Maneuver units can deploy in many forms, sizes or shapes, orientated around the threat and operating environment, these forms can include a standard Battalions, a Quick Reaction Force, or as a Reserve. Individual companies can be designated as Light, Motorized or Mechanized.
Due to the complexity of stability operations, specific platoons in each Coy can also be trained and equipped for crowd riot control (CRC) tasks or some have the ability to act as Intelligence, Surveillance and Reconnaissance (ISR) functional units. Regardless its role, the maneuver unit is required to plan according to the planning principles outlined above and to conduct tasks, according to the guidelines below. To understand how the planning principles and tasks combine to enable mission completion, consider the following example. A maneuver unit deploys to uphold the POC aspect of its mandate, in line with international humanitarian and human rights law (IHL/IHRL). While deployed, the maneuver unit will be required to execute several tasks, either concurrently or sequentially, involving units of different sizes.
To assure POC the maneuver unit will have to set up Check Points, Observation Posts, and conduct patrols. These tasks may have to be completed safely (Force Protection), while working with other contingents (interoperability) and may require the maneuver unit to use force (employment of firepower). The maneuver unit may also have to deploy non-kinetic units (Liaison Monitoring Teams) to interact with community leaders (engagement). To function effectively in a complex and multidimensional mission environment, maneuver unit's needs to have multifaceted operational capability, resourced by the correct combination of specialized personnel and equipment. KFOR maneuver unit's are configured with a specific focus on integrated employment in accordance with peacekeeping mission requirements.

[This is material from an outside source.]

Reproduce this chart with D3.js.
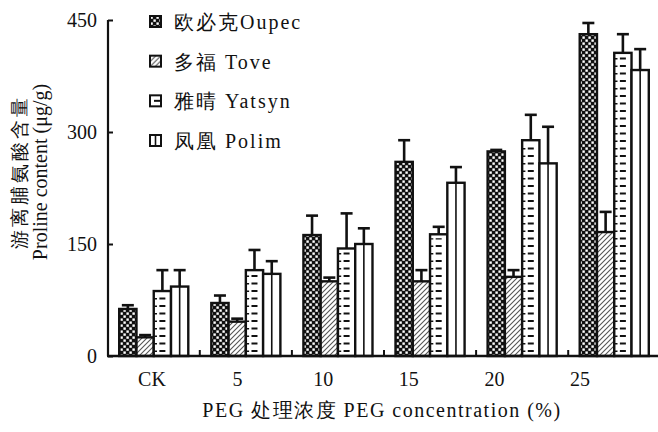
<!DOCTYPE html>
<html>
<head>
<meta charset="utf-8">
<script src="https://cdn.jsdelivr.net/npm/d3@7"></script>
<style>
  html, body { margin: 0; padding: 0; background: #fff; }
  svg { display: block; }
  .serif { font-family: "Liberation Serif"; fill: #111; }
</style>
</head>
<body>
<svg id="chart" width="658" height="432"></svg>
<script>
// PEG concentration groups and their axis labels
const categories = ["CK", "5", "10", "15", "20", "25"];
// Cultivars (legend order)
const seriesKeys = ["oupec", "tove", "yatsyn", "polim"];
const seriesNames = ["欧必克Oupec", "多福 Tove", "雅晴 Yatsyn", "凤凰 Polim"];
// Proline content (μg/g), mean per group
const oupecValues  = [63, 71, 162, 260, 274, 431];
const toveValues   = [25, 46, 100, 100, 106, 166];
const yatsynValues = [87, 115, 144, 163, 289, 406];
const polimValues  = [93, 110, 150, 232, 258, 383];
// Standard errors (upper whiskers)
const oupecErr  = [5, 10, 26, 29, 2, 15];
const toveErr   = [3, 4, 5, 15, 9, 27];
const yatsynErr = [28, 27, 47, 10, 34, 25];
const polimErr  = [22, 17, 21, 21, 49, 28];
// Y axis ticks
const yTicks = [0, 150, 300, 450];

const values = [oupecValues, toveValues, yatsynValues, polimValues];
const errors = [oupecErr, toveErr, yatsynErr, polimErr];

const svg = d3.select("#chart");
const defs = svg.append("defs");

// Checkerboard fill
const chk = defs.append("pattern").attr("id", "fill-oupec")
  .attr("patternUnits", "userSpaceOnUse").attr("width", 6).attr("height", 6);
chk.append("rect").attr("width", 6).attr("height", 6).attr("fill", "#111");
chk.append("rect").attr("x", 0.4).attr("y", 0.4).attr("width", 2.4).attr("height", 2.4).attr("fill", "#fff");
chk.append("rect").attr("x", 3.4).attr("y", 3.4).attr("width", 2.4).attr("height", 2.4).attr("fill", "#fff");

// Diagonal hatch fill
const hat = defs.append("pattern").attr("id", "fill-tove")
  .attr("patternUnits", "userSpaceOnUse").attr("width", 5).attr("height", 5);
hat.append("rect").attr("width", 5).attr("height", 5).attr("fill", "#fff");
hat.append("path").attr("d", "M0,5 L5,0 M-1,1 L1,-1 M4,6 L6,4")
  .attr("stroke", "#555").attr("stroke-width", 1.1);

const fills = ["url(#fill-oupec)", "url(#fill-tove)", "#fff", "#fff"];

// Scales
const y = d3.scaleLinear().domain([0, 450]).range([356, 20]);
const x0 = d3.scaleBand().domain(categories).range([110, 658])
  .paddingInner(0.25).paddingOuter(0.1);
const x1 = d3.scaleBand().domain(seriesKeys).range([0, x0.bandwidth()]);
const xLabel = d3.scalePoint().domain(categories).range([152, 580]);

// Bars
const rows = [];
categories.forEach((c, i) => {
  seriesKeys.forEach((k, j) => {
    rows.push({ c, k, j, v: values[j][i], e: errors[j][i] });
  });
});

const g = svg.append("g");
const bars = g.selectAll("g.bar").data(rows).join("g").attr("class", "bar");
const cx = d => x0(d.c) + x1(d.k) + x1.bandwidth() / 2;

// Error whiskers (drawn under the bars, upper side only)
bars.append("line")
  .attr("x1", cx).attr("x2", cx)
  .attr("y1", d => y(d.v))
  .attr("y2", d => y(d.v + d.e))
  .attr("stroke", "#111").attr("stroke-width", 2.6);
bars.append("line")
  .attr("x1", d => cx(d) - 6).attr("x2", d => cx(d) + 6)
  .attr("y1", d => y(d.v + d.e))
  .attr("y2", d => y(d.v + d.e))
  .attr("stroke", "#111").attr("stroke-width", 2.6);

bars.append("rect")
  .attr("x", d => x0(d.c) + x1(d.k))
  .attr("y", d => y(d.v))
  .attr("width", x1.bandwidth())
  .attr("height", d => y(0) - y(d.v))
  .attr("fill", d => fills[d.j])
  .attr("stroke", "#111").attr("stroke-width", 2.4);

// Yatsyn: short horizontal dashes down the middle
bars.filter(d => d.k === "yatsyn").append("line")
  .attr("x1", cx).attr("x2", cx)
  .attr("y1", d => y(0) - 4)
  .attr("y2", d => y(d.v) + 4)
  .attr("stroke", "#111").attr("stroke-width", 6)
  .attr("stroke-dasharray", "2,5.5");
bars.filter(d => d.k === "yatsyn").append("line")
  .attr("x1", d => x0(d.c) + x1(d.k) + 2)
  .attr("x2", d => x0(d.c) + x1(d.k) + 2)
  .attr("y1", d => y(0) - 4)
  .attr("y2", d => y(d.v) + 4)
  .attr("stroke", "#111").attr("stroke-width", 2.5)
  .attr("stroke-dasharray", "1.5,6");

// Polim: single vertical divider
bars.filter(d => d.k === "polim").append("line")
  .attr("x1", cx).attr("x2", cx)
  .attr("y1", y(0))
  .attr("y2", d => y(d.v))
  .attr("stroke", "#111").attr("stroke-width", 1.6);

// Y axis with inward ticks
const yAxis = svg.append("g").attr("transform", "translate(108,0)")
  .call(d3.axisLeft(y).tickValues(yTicks).tickSize(-5).tickPadding(11));
yAxis.attr("font-family", null).attr("font-size", null);
yAxis.select(".domain").attr("stroke", "#111").attr("stroke-width", 2.2)
  .attr("d", `M0,${y(0)}V${y(450)}`);
yAxis.selectAll(".tick line").attr("stroke", "#111").attr("stroke-width", 2);
yAxis.selectAll(".tick text").attr("class", "serif")
  .style("font-family", "Liberation Serif").style("font-size", "20px");

// X baseline with small inward separators between groups
svg.append("line").attr("x1", 107).attr("x2", 658)
  .attr("y1", y(0)).attr("y2", y(0))
  .attr("stroke", "#111").attr("stroke-width", 2.4);
const seps = categories.slice(1).map(c => x0(c) - x0.step() * x0.paddingInner() / 2);
svg.selectAll("line.sep").data(seps).join("line").attr("class", "sep")
  .attr("x1", d => d).attr("x2", d => d)
  .attr("y1", y(0)).attr("y2", y(0) - 6)
  .attr("stroke", "#111").attr("stroke-width", 2);

// Category labels
svg.selectAll("text.cat").data(categories).join("text").attr("class", "cat serif")
  .attr("x", d => xLabel(d)).attr("y", 386)
  .attr("text-anchor", "middle").style("font-size", "20px")
  .text(d => d);

// Axis titles
svg.append("text").attr("class", "serif").attr("x", 382).attr("y", 417)
  .attr("text-anchor", "middle").style("font-size", "20px")
  .attr("letter-spacing", 1.5)
  .text("PEG 处理浓度 PEG concentration (%)");

svg.append("text").attr("class", "serif").attr("transform", "translate(26,172) rotate(-90)")
  .attr("text-anchor", "middle").style("font-size", "19px")
  .attr("letter-spacing", 3)
  .text("游离脯氨酸含量");
svg.append("text").attr("class", "serif").attr("transform", "translate(47,172) rotate(-90)")
  .attr("text-anchor", "middle").style("font-size", "20px")
  .text("Proline content (μg/g)");

// Legend
const legendY = d3.scalePoint().domain(seriesKeys).range([22, 141]);
const lg = svg.selectAll("g.legend").data(seriesKeys).join("g").attr("class", "legend")
  .attr("transform", k => `translate(150,${legendY(k)})`);
lg.append("rect").attr("x", 0).attr("y", -6).attr("width", 11).attr("height", 11)
  .attr("fill", (k, i) => fills[i]).attr("stroke", "#111").attr("stroke-width", 2);
lg.filter(k => k === "yatsyn").append("line")
  .attr("x1", 4).attr("x2", 11).attr("y1", -0.5).attr("y2", -0.5)
  .attr("stroke", "#111").attr("stroke-width", 2);
lg.filter(k => k === "polim").append("line")
  .attr("x1", 5.5).attr("x2", 5.5).attr("y1", -6).attr("y2", 5)
  .attr("stroke", "#111").attr("stroke-width", 1.6);
lg.append("text").attr("class", "serif").attr("x", 24).attr("y", 7)
  .style("font-size", "20px").attr("letter-spacing", 2)
  .text((k, i) => seriesNames[i]);
</script>
</body>
</html>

Building on conventional infantry capabilities, maneuver unit are trained and deployed to execute a wide range of stability tasks. In the stability and peacekeeping context, "capability" is defined as the ability and readiness to deliver against a reasonable standard. It encompasses the combination of capacities (personnel and equipment), preparedness (organization, process and training) and logistics sustainment required to achieve the mission and implement the mandate.